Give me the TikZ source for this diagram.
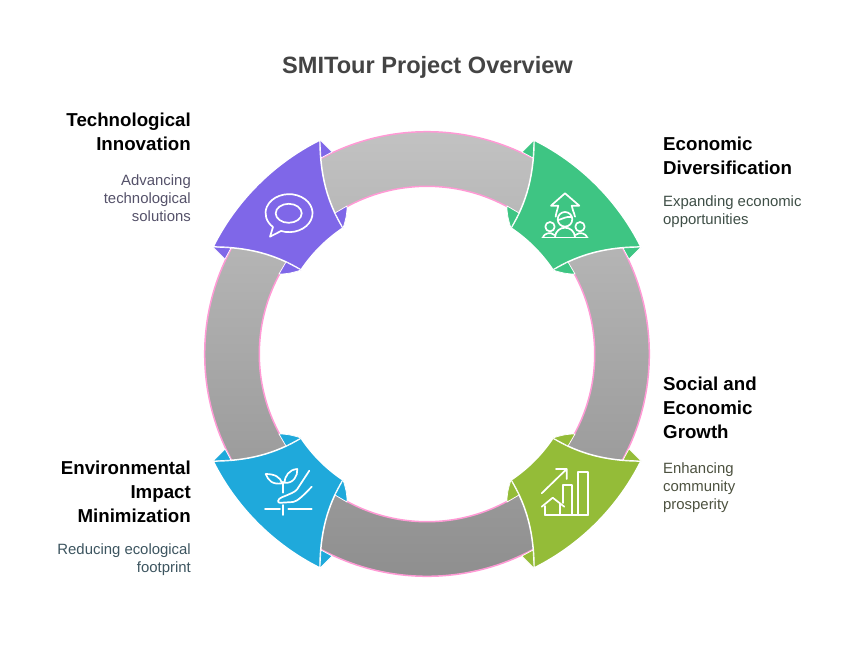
\documentclass[tikz,border=0pt]{standalone}
\usepackage{fontspec}
\setmainfont{Liberation Sans}
\definecolor{cpurple}{HTML}{7F67E8}
\definecolor{cgreen}{HTML}{3EC583}
\definecolor{colive}{HTML}{94BC38}
\definecolor{cblue}{HTML}{1FA9DB}
\definecolor{cpink}{HTML}{FF9AD5}
\definecolor{ctitle}{HTML}{444444}
\definecolor{dpurple}{HTML}{55526A}
\definecolor{dgreen}{HTML}{3F4F47}
\definecolor{dolive}{HTML}{4D5240}
\definecolor{dblue}{HTML}{3D5560}
\tikzset{
  titletext/.style={inner sep=0pt,text=ctitle,font=\fontsize{23.6}{28}\selectfont\bfseries},
  headleft/.style={inner sep=0pt,anchor=north east,align=right,text=black,font=\fontsize{18.7}{24}\selectfont\bfseries},
  headright/.style={inner sep=0pt,anchor=north west,align=left,text=black,font=\fontsize{18.7}{24}\selectfont\bfseries},
  descleft/.style={inner sep=0pt,anchor=north east,align=right,font=\fontsize{14.9}{18}\selectfont},
  descright/.style={inner sep=0pt,anchor=north west,align=left,font=\fontsize{14.9}{18}\selectfont},
  petal/.style={fill=#1,draw=white,line width=1.5pt,line join=round},
  fin/.style={fill=#1,draw=white,line width=0.7pt,line join=round},
  icon/.style={draw=white,line width=1.7pt,line cap=round,line join=round},
}
\newcommand{\petalshape}[1]{%
  \path[petal=#1] (-107,-214) arc[start angle=-116.57,end angle=-153.43,radius=239.25]
    .. controls (-180,-107) and (-152,-100) .. (-126,-84)
    arc[start angle=-146.31,end angle=-123.69,radius=151.43]
    .. controls (-100,-152) and (-107,-180) .. (-107,-214) -- cycle;
  \path[fin=#1] (-107,-214) -- (-95,-202) -- (-106,-196) -- cycle;
  \path[fin=#1] (-84,-126) .. controls (-81,-135) and (-80,-140) .. (-80,-148) -- (-92,-141) -- cycle;
  \path[fin=#1] (-214,-107) -- (-202,-95) -- (-196,-106) -- cycle;
  \path[fin=#1] (-126,-84) .. controls (-135,-81) and (-140,-80) .. (-148,-80) -- (-141,-92) -- cycle;
}
\begin{document}
\begin{tikzpicture}[x=1pt,y=1pt,yscale=-1]
\useasboundingbox (0,0) rectangle (854,651);
\fill[white] (0,0) rectangle (854,651);
% ring
\shade[even odd rule,top color=black!24,bottom color=black!44] (427,354) circle[radius=222] (427,354) circle[radius=168];
\draw[cpink,line width=1.5pt] (427,354) circle[radius=222.3] (427,354) circle[radius=167.7];
% petals
\begin{scope}[shift={(427,354)}]\petalshape{cpurple}\end{scope}
\begin{scope}[shift={(427,354)},xscale=-1]\petalshape{cgreen}\end{scope}
\begin{scope}[shift={(427,354)},yscale=-1]\petalshape{cblue}\end{scope}
\begin{scope}[shift={(427,354)},xscale=-1,yscale=-1]\petalshape{colive}\end{scope}
% speech icon
\draw[icon] (273,227) -- (270,236.7) -- (281,231) arc[start angle=110,end angle=-227,x radius=23.5,y radius=19];
\draw[icon] (288.7,213.3) ellipse[x radius=13,y radius=9.5];
% growth-people icon
\draw[icon] (542.3,237.5) -- (587.7,237.5);
\draw[icon] (555.7,216.7) .. controls (556,212) and (558,209) .. (558.3,205.7) -- (551,205.7) -- (565,193.3) -- (579.3,205.7) -- (571.7,205.7) .. controls (572,209) and (574,212) .. (575,216.7);
\draw[icon] (565,219.3) circle[radius=7.3];
\draw[icon] (558.5,220) .. controls (562,219) and (567,216) .. (571.5,217);
\draw[icon] (555,237) .. controls (555.5,231) and (560,227.7) .. (565,227.7) .. controls (570,227.7) and (574.5,231) .. (575,237);
\draw[icon] (550,226.7) circle[radius=4.7] (580,226.7) circle[radius=4.7];
\draw[icon] (543,237) .. controls (544,234) and (550,231) .. (554.5,235);
\draw[icon] (587,237) .. controls (586,234) and (580,231) .. (575.5,235);
% plant icon
\draw[icon] (265,509.3) -- (280,509.3) (288.3,509.3) -- (311.7,509.3) (283.3,505) -- (283.3,515);
\draw[icon] (283.3,492.7) -- (283.3,481.7);
\draw[icon] (282.3,483.3) .. controls (280,477) and (275,474) .. (265.7,474) .. controls (268,480) and (272,485) .. (282.3,483.3);
\draw[icon] (284.3,482.7) .. controls (285,476) and (289,469.5) .. (297.3,469) .. controls (298,476) and (293,484) .. (284.3,482.7);
\draw[icon] (309.3,470.7) -- (297,489.5) .. controls (295,492) and (290,494) .. (281.7,497.3) .. controls (277.5,499) and (277,503) .. (280,502.8) -- (293,502) .. controls (297,501.5) and (303,496) .. (311.7,486.7);
% growth-home icon
\draw[icon] (541.7,493.3) -- (566.7,469) (556,469) -- (566.7,469) -- (566.7,479);
\draw[icon] (578.3,515) -- (578.3,471.7) -- (587.7,471.7) -- (587.7,515);
\draw[icon] (562.7,503) -- (562.7,485) -- (571.7,485) -- (571.7,515);
\draw[icon] (545,515) -- (588,515);
\draw[icon] (541.7,506.7) -- (552.7,497.7) -- (564.3,506.7);
\draw[icon] (545,506) -- (545,515) (560,504) -- (560,515);
% texts
\node[titletext] (title) at (427.5,67.5) {SMITour Project Overview};
\node[headleft] (h1) at (191,113) {Technological\\Innovation};
\node[descleft,text=dpurple] (d1) at (191,174) {Advancing\\technological\\solutions};
\node[headright] (h2) at (663,137) {Economic\\Diversification};
\node[descright,text=dgreen] (d2) at (663,195) {Expanding economic\\opportunities};
\node[headright] (h3) at (663,377) {Social and\\Economic\\Growth};
\node[descright,text=dolive] (d3) at (663,462) {Enhancing\\community\\prosperity};
\node[headleft] (h4) at (191,461) {Environmental\\Impact\\Minimization};
\node[descleft,text=dblue] (d4) at (191,543) {Reducing ecological\\footprint};
\end{tikzpicture}
\end{document}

——————

(INSTRUCTION) Pictures are excluded; copy all other data exactly as shown.

(ANSWER TO THIS EXERCISE)
Give me the TikZ source for this diagram.
\documentclass[tikz,border=0pt]{standalone}
\usepackage{fontspec}
\setmainfont{Liberation Sans}
\definecolor{cpurple}{HTML}{7F67E8}
\definecolor{cgreen}{HTML}{3EC583}
\definecolor{colive}{HTML}{94BC38}
\definecolor{cblue}{HTML}{1FA9DB}
\definecolor{cpink}{HTML}{FF9AD5}
\definecolor{ctitle}{HTML}{444444}
\definecolor{dpurple}{HTML}{55526A}
\definecolor{dgreen}{HTML}{3F4F47}
\definecolor{dolive}{HTML}{4D5240}
\definecolor{dblue}{HTML}{3D5560}
\tikzset{
  titletext/.style={inner sep=0pt,text=ctitle,font=\fontsize{23.6}{28}\selectfont\bfseries},
  headleft/.style={inner sep=0pt,anchor=north east,align=right,text=black,font=\fontsize{18.7}{24}\selectfont\bfseries},
  headright/.style={inner sep=0pt,anchor=north west,align=left,text=black,font=\fontsize{18.7}{24}\selectfont\bfseries},
  descleft/.style={inner sep=0pt,anchor=north east,align=right,font=\fontsize{14.9}{18}\selectfont},
  descright/.style={inner sep=0pt,anchor=north west,align=left,font=\fontsize{14.9}{18}\selectfont},
  petal/.style={fill=#1,draw=white,line width=1.5pt,line join=round},
  fin/.style={fill=#1,draw=white,line width=0.7pt,line join=round},
  icon/.style={draw=white,line width=1.7pt,line cap=round,line join=round},
}
\newcommand{\petalshape}[1]{%
  \path[petal=#1] (-107,-214) arc[start angle=-116.57,end angle=-153.43,radius=239.25]
    .. controls (-180,-107) and (-152,-100) .. (-126,-84)
    arc[start angle=-146.31,end angle=-123.69,radius=151.43]
    .. controls (-100,-152) and (-107,-180) .. (-107,-214) -- cycle;
  \path[fin=#1] (-107,-214) -- (-95,-202) -- (-106,-196) -- cycle;
  \path[fin=#1] (-84,-126) .. controls (-81,-135) and (-80,-140) .. (-80,-148) -- (-92,-141) -- cycle;
  \path[fin=#1] (-214,-107) -- (-202,-95) -- (-196,-106) -- cycle;
  \path[fin=#1] (-126,-84) .. controls (-135,-81) and (-140,-80) .. (-148,-80) -- (-141,-92) -- cycle;
}
\begin{document}
\begin{tikzpicture}[x=1pt,y=1pt,yscale=-1]
\useasboundingbox (0,0) rectangle (854,651);
\fill[white] (0,0) rectangle (854,651);
% ring
\shade[even odd rule,top color=black!24,bottom color=black!44] (427,354) circle[radius=222] (427,354) circle[radius=168];
\draw[cpink,line width=1.5pt] (427,354) circle[radius=222.3] (427,354) circle[radius=167.7];
% petals
\begin{scope}[shift={(427,354)}]\petalshape{cpurple}\end{scope}
\begin{scope}[shift={(427,354)},xscale=-1]\petalshape{cgreen}\end{scope}
\begin{scope}[shift={(427,354)},yscale=-1]\petalshape{cblue}\end{scope}
\begin{scope}[shift={(427,354)},xscale=-1,yscale=-1]\petalshape{colive}\end{scope}
% speech icon
\draw[icon] (273,227) -- (270,236.7) -- (281,231) arc[start angle=110,end angle=-227,x radius=23.5,y radius=19];
\draw[icon] (288.7,213.3) ellipse[x radius=13,y radius=9.5];
% growth-people icon
\draw[icon] (542.3,237.5) -- (587.7,237.5);
\draw[icon] (555.7,216.7) .. controls (556,212) and (558,209) .. (558.3,205.7) -- (551,205.7) -- (565,193.3) -- (579.3,205.7) -- (571.7,205.7) .. controls (572,209) and (574,212) .. (575,216.7);
\draw[icon] (565,219.3) circle[radius=7.3];
\draw[icon] (558.5,220) .. controls (562,219) and (567,216) .. (571.5,217);
\draw[icon] (555,237) .. controls (555.5,231) and (560,227.7) .. (565,227.7) .. controls (570,227.7) and (574.5,231) .. (575,237);
\draw[icon] (550,226.7) circle[radius=4.7] (580,226.7) circle[radius=4.7];
\draw[icon] (543,237) .. controls (544,234) and (550,231) .. (554.5,235);
\draw[icon] (587,237) .. controls (586,234) and (580,231) .. (575.5,235);
% plant icon
\draw[icon] (265,509.3) -- (280,509.3) (288.3,509.3) -- (311.7,509.3) (283.3,505) -- (283.3,515);
\draw[icon] (283.3,492.7) -- (283.3,481.7);
\draw[icon] (282.3,483.3) .. controls (280,477) and (275,474) .. (265.7,474) .. controls (268,480) and (272,485) .. (282.3,483.3);
\draw[icon] (284.3,482.7) .. controls (285,476) and (289,469.5) .. (297.3,469) .. controls (298,476) and (293,484) .. (284.3,482.7);
\draw[icon] (309.3,470.7) -- (297,489.5) .. controls (295,492) and (290,494) .. (281.7,497.3) .. controls (277.5,499) and (277,503) .. (280,502.8) -- (293,502) .. controls (297,501.5) and (303,496) .. (311.7,486.7);
% growth-home icon
\draw[icon] (541.7,493.3) -- (566.7,469) (556,469) -- (566.7,469) -- (566.7,479);
\draw[icon] (578.3,515) -- (578.3,471.7) -- (587.7,471.7) -- (587.7,515);
\draw[icon] (562.7,503) -- (562.7,485) -- (571.7,485) -- (571.7,515);
\draw[icon] (545,515) -- (588,515);
\draw[icon] (541.7,506.7) -- (552.7,497.7) -- (564.3,506.7);
\draw[icon] (545,506) -- (545,515) (560,504) -- (560,515);
% texts
\node[titletext] (title) at (427.5,67.5) {SMITour Project Overview};
\node[headleft] (h1) at (191,113) {Technological\\Innovation};
\node[descleft,text=dpurple] (d1) at (191,174) {Advancing\\technological\\solutions};
\node[headright] (h2) at (663,137) {Economic\\Diversification};
\node[descright,text=dgreen] (d2) at (663,195) {Expanding economic\\opportunities};
\node[headright] (h3) at (663,377) {Social and\\Economic\\Growth};
\node[descright,text=dolive] (d3) at (663,462) {Enhancing\\community\\prosperity};
\node[headleft] (h4) at (191,461) {Environmental\\Impact\\Minimization};
\node[descleft,text=dblue] (d4) at (191,543) {Reducing ecological\\footprint};
\end{tikzpicture}
\end{document}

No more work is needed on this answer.